O novo ministro Nogueira

Inês Teotónio Pereira
online 2016.01.12
Não é para todos: ser ministro da Educação e ser elogiado por Mário Nogueira é o mesmo que ser Jorge Jesus e ter o Pedro Guerra como fã.
Finalmente temos um ministro da Educação verdadeiramente socialista. Um ministro que num mero comunicado lacónico acaba de forma lapidar com os exames do 4.o, 6.o e até os exames de inglês do 9.o ano, que iam começar este ano. Um ministro que literalmente não dá cavaco a ninguém. Sim, porque acabar com os exames do 4.o é para meninos, para socialistas de meia-tigela, do centrão; já acabar com os do 6.o e conseguir arranjar um novo exame de Expressões – sim, Expressões – é de homem, é coisa de gente crescida, própria de políticos de referência, de estadistas, vá. Pois este fim de semana percebemos que o novo ministro da Educação não é nenhum menino de coro que foi teletransportado de um laboratório científico para a 5 de Outubro sem saber o que é um ciclo ou uma meta curricular. Nada disso, o novo ministro da Educação é um ministro socialista daqueles que já não se fazem: experiente, conhecedor, que rasga a direito, que não quer saber dos chatos do Conselho Nacional de Educação, que não quer saber de conversas com a chata da sociedade civil ou de debates com os chatos do parlamento. Ele vai direto ao assunto, com a convicção e a audácia dos grandes homens.
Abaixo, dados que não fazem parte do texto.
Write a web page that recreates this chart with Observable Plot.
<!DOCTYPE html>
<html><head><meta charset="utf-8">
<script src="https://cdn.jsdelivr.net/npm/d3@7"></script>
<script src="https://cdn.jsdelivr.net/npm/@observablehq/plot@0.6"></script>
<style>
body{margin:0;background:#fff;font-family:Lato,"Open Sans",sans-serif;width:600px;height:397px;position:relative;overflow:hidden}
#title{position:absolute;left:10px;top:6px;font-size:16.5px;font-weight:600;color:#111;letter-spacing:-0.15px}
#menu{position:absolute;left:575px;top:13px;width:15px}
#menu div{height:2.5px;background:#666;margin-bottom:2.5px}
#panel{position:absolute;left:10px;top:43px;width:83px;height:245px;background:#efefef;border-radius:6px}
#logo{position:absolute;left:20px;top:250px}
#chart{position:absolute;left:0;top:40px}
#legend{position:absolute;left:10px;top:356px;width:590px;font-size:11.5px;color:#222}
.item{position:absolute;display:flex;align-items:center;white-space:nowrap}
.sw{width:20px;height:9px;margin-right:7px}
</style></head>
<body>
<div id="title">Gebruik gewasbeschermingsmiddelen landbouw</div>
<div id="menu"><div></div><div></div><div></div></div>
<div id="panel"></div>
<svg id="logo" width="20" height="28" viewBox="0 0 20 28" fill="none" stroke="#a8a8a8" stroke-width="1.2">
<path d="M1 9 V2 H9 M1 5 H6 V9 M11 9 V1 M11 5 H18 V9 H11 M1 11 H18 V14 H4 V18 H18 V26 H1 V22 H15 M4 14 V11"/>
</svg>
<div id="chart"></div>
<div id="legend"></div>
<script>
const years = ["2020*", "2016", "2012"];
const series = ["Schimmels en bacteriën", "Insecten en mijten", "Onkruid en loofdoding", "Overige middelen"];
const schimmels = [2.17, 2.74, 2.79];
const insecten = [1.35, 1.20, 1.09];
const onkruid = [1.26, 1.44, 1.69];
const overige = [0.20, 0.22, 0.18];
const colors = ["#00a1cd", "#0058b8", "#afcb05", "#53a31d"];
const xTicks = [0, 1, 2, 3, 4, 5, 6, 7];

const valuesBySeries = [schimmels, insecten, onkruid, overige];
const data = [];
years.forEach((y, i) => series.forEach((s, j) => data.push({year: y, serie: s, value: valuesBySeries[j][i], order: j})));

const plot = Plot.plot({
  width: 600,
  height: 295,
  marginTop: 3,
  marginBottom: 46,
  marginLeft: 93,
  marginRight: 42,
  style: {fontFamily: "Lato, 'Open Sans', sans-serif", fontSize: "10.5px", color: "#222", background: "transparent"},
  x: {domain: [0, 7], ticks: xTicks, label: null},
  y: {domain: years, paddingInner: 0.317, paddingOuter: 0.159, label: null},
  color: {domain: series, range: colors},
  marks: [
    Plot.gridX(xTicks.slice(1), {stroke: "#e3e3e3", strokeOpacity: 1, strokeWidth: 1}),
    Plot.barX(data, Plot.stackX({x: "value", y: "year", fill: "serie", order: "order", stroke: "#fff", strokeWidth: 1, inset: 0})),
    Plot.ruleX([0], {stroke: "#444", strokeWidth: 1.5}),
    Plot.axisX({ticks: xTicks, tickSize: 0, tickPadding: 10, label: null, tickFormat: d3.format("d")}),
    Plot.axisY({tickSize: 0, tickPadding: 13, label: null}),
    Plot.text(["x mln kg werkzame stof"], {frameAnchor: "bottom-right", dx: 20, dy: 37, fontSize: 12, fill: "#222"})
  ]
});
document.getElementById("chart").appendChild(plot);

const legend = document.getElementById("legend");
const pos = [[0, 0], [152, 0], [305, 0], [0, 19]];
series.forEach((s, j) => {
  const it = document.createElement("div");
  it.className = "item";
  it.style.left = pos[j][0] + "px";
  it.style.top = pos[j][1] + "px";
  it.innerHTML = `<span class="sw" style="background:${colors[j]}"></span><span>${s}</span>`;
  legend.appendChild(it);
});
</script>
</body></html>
Um homem com ideias sólidas sobre a estabilidade do sistema, com uma visão – uma visão para as Expressões, por exemplo.
E prova disto é que décadas e décadas após Abril temos finalmente um ministro que é elogiado pela FENPROF. Pois se eu mandasse diria que, além dos DD de Abril, acrescentaria um E finalmente conquistado: o E de elogio de Mário Nogueira. Não é para todos: ser ministro da Educação e ser elogiado por Mário Nogueira é o mesmo que ser Jorge Jesus e ter o Pedro Guerra como fã. Para isso é preciso ser verdadeiramente magnânimo, pensar grande, ser radical, arrojado, ser, enfim, um ministro sem medo. Alguém que não precisa de avaliações externas para avaliar o sistema – ele afere tudo –; alguém que não precisa de pensar nem de conversar – ele faz –; um ministro que sabe que é Mário Nogueira quem mais ordena, que o reconhece como o grande educador nacional e como o verdadeiro dono disto tudo. Temos finalmente um ministro do sistema, daqueles que podem forrar as paredes da 5 de Outubro que ninguém perceberia a diferença entre o papel de parede e o ministro.
Dá pena, eu sei, alguma nostalgia até: estávamos todos habituados a ministros da Educação que mobilizavam os sindicatos, inspiravam a criatividade nos insultos, motivavam greves, davam mote à agitação, irritavam o PCP. E agora? Agora acabou tudo. Quem é que vai fazer greve? As escolas vão abrir todos os dias? Os professores não vão mais para a rua? E o PCP vai fazer o quê, se já nem o ministro dos Transportes chateia, meu Deus? Quem vai pedir a demissão do ministro da Educação? Acabar assim com tradições de vidas não se faz. Faz parte das funções de um ministro da Educação enervar Nogueira e companhia, assim como se espera que o sol nasça todos os dias. Mas este novo ministro, em vez de ir à Nazaré surfar uma onda gigante, resolveu ser radical no governo, desprezar todo o esforço feito durante anos por figuras da esquerda à direita a enervar Mário Nogueira e acabar nos braços da FENPROF. Não há respeito pelas figuras da esquerda à direita, está visto. Agora só falta decretar o fim das escolas privadas, o fim dos contratos de associação, alterar a contratação de professores de forma que o sistema fique com um professor por aluno e anunciar o fim das notas e das avaliações, pois aferir é o que está a dar e as crianças e os médicos deviam rir mais. Enfim, alguém sabe como se organizam manifestações contra sindicatos?